[Work to complete] Begin at the first line of the data and copy each line through the one containing "from matplotlib import font_manager", that line included, with no pictures.
(begin)
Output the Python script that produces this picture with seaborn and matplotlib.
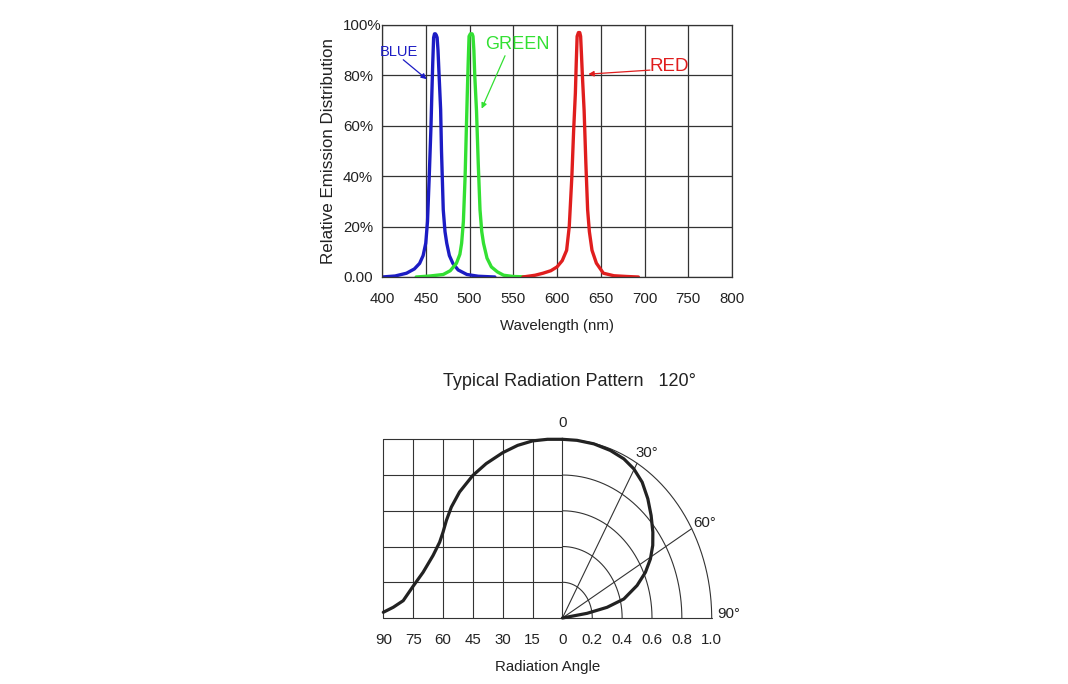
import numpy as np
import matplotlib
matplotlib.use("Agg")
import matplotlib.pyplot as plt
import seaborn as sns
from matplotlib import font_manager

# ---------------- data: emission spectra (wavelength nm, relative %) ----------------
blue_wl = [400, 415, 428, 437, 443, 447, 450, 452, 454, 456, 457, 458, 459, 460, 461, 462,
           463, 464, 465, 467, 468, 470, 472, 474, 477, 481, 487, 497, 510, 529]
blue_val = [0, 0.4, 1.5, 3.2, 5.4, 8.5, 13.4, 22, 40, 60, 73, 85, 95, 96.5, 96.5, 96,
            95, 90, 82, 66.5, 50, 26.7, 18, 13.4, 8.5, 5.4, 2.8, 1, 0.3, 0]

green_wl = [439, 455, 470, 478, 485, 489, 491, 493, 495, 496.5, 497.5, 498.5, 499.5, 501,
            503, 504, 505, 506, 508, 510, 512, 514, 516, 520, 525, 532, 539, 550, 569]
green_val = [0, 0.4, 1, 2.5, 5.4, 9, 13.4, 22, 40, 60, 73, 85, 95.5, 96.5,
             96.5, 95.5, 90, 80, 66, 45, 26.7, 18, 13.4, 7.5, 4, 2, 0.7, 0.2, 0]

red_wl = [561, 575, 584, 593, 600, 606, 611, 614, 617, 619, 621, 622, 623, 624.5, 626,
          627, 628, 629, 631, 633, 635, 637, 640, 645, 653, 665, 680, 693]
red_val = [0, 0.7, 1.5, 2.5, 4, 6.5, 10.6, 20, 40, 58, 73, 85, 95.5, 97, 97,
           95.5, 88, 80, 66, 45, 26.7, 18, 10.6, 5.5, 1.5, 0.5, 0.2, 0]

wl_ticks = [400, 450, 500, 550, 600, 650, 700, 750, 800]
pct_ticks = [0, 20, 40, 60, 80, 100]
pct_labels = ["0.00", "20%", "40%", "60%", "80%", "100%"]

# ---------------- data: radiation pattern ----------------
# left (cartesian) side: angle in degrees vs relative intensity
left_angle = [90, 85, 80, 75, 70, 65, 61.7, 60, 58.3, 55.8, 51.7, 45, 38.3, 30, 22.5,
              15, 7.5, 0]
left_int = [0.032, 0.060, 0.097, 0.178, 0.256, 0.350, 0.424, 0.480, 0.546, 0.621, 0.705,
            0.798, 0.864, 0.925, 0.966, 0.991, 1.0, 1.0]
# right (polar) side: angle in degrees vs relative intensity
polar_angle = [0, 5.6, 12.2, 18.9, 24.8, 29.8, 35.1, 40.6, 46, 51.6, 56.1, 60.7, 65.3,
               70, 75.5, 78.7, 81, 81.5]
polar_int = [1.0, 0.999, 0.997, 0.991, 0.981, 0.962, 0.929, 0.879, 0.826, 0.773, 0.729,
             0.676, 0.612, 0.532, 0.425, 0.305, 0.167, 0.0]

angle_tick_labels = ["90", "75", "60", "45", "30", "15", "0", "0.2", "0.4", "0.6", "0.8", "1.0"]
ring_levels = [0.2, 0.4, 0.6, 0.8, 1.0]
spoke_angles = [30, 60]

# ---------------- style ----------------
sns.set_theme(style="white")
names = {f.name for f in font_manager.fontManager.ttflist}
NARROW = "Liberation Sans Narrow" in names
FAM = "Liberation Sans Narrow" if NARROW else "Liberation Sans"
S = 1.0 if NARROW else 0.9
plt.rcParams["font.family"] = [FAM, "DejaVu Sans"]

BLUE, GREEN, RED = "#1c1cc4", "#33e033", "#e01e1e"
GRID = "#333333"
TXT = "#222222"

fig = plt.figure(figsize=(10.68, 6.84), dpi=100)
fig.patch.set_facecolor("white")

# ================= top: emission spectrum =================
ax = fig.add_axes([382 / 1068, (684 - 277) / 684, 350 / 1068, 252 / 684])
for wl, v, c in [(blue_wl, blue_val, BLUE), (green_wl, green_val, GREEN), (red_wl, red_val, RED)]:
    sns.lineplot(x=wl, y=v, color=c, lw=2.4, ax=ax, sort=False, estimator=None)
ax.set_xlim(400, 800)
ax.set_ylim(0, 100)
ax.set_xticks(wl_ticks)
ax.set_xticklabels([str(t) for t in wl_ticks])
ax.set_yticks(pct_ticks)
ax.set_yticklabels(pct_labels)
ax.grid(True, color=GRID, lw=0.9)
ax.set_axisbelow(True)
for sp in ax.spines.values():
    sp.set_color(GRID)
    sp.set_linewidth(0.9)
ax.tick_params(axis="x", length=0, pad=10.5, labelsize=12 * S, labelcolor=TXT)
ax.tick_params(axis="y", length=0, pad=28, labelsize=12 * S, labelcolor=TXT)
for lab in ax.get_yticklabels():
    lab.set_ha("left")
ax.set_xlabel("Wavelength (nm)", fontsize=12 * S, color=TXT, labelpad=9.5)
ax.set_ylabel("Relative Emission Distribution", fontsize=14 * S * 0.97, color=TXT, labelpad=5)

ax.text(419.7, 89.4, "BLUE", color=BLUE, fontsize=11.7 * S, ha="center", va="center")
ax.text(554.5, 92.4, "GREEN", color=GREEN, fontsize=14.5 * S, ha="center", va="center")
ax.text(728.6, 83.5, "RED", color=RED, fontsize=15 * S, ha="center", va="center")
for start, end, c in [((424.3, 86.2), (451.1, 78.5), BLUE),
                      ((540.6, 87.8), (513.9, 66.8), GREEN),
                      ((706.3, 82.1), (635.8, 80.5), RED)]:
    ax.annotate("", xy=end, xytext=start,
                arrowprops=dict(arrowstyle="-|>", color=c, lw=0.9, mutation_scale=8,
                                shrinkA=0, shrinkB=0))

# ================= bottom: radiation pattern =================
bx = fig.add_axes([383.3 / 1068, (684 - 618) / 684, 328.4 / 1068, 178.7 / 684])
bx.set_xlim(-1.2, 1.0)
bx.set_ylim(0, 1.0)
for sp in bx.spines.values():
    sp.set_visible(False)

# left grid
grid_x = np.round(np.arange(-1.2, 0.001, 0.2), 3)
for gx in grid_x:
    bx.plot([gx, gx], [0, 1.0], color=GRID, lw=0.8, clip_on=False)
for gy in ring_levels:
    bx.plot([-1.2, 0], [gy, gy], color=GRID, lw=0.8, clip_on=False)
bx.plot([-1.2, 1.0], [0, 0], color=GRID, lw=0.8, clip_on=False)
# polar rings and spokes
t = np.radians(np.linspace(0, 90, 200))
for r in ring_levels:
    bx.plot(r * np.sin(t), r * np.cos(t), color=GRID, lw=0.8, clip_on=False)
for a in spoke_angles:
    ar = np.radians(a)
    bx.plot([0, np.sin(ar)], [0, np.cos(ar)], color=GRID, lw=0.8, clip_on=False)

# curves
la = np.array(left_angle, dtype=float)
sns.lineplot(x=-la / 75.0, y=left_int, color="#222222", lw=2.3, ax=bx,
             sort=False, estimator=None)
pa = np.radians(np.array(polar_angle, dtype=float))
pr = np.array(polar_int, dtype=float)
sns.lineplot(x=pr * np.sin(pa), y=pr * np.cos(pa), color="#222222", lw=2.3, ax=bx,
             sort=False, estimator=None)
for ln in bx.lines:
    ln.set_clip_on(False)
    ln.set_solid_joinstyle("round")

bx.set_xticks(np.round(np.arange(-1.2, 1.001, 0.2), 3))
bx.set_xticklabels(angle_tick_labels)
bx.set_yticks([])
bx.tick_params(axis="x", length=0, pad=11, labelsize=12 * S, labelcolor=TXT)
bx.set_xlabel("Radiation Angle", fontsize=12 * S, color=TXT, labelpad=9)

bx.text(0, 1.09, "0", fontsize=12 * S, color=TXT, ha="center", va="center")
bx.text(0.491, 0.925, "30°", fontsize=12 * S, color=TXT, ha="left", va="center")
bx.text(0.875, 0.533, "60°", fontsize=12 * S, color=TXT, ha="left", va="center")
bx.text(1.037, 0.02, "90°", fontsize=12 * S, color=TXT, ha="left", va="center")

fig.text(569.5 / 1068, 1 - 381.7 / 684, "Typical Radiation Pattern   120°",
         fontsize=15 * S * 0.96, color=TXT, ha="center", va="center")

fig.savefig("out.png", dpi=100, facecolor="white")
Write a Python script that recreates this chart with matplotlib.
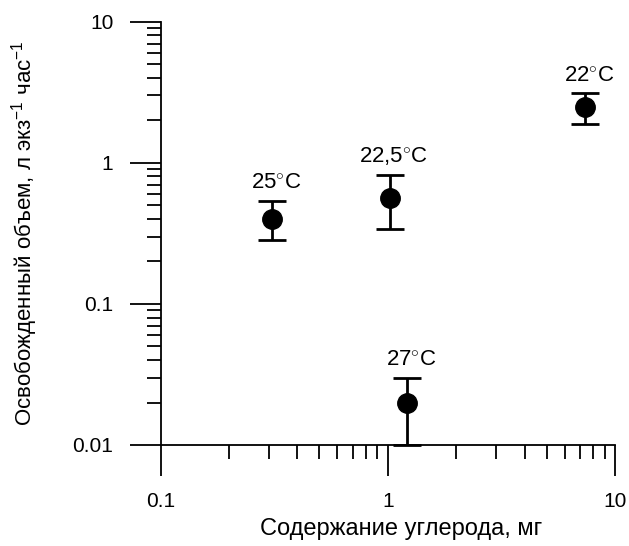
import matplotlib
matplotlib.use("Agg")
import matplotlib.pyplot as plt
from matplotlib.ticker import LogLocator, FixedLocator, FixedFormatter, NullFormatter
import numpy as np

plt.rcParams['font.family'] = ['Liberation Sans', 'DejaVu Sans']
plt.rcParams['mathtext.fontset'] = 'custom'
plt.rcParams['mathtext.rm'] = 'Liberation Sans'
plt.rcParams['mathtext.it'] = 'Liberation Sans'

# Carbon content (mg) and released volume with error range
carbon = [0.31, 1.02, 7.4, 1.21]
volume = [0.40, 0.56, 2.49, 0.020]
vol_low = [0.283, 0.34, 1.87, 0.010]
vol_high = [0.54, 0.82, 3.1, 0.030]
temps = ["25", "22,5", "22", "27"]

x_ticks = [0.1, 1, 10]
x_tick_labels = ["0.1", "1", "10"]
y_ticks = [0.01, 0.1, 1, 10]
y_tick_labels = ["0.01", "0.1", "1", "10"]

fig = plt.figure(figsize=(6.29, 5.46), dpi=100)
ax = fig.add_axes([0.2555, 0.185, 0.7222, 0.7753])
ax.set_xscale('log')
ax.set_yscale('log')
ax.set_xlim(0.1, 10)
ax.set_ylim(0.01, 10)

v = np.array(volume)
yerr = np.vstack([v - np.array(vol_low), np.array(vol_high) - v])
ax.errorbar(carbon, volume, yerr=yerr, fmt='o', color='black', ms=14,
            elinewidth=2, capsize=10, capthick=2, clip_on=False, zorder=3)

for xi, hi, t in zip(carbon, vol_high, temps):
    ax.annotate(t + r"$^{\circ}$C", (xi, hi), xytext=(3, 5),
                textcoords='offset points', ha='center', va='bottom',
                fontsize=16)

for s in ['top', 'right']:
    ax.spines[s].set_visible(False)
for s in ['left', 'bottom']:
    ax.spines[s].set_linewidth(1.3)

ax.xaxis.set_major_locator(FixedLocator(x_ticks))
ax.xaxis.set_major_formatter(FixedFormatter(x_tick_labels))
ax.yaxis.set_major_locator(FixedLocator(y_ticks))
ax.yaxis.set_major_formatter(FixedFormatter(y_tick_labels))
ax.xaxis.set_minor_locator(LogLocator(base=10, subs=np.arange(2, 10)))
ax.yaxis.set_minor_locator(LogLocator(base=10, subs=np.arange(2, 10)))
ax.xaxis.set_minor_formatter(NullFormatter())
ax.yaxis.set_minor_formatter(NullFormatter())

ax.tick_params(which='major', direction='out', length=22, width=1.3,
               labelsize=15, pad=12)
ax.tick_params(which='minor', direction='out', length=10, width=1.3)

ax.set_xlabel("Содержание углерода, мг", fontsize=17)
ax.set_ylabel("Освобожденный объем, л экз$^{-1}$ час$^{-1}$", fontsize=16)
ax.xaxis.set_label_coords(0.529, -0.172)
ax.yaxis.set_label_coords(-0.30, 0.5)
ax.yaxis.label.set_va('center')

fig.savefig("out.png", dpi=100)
(end)
[Solution to this exercise]
Output the Python script that produces this picture with seaborn and matplotlib.
import numpy as np
import matplotlib
matplotlib.use("Agg")
import matplotlib.pyplot as plt
import seaborn as sns
from matplotlib import font_manager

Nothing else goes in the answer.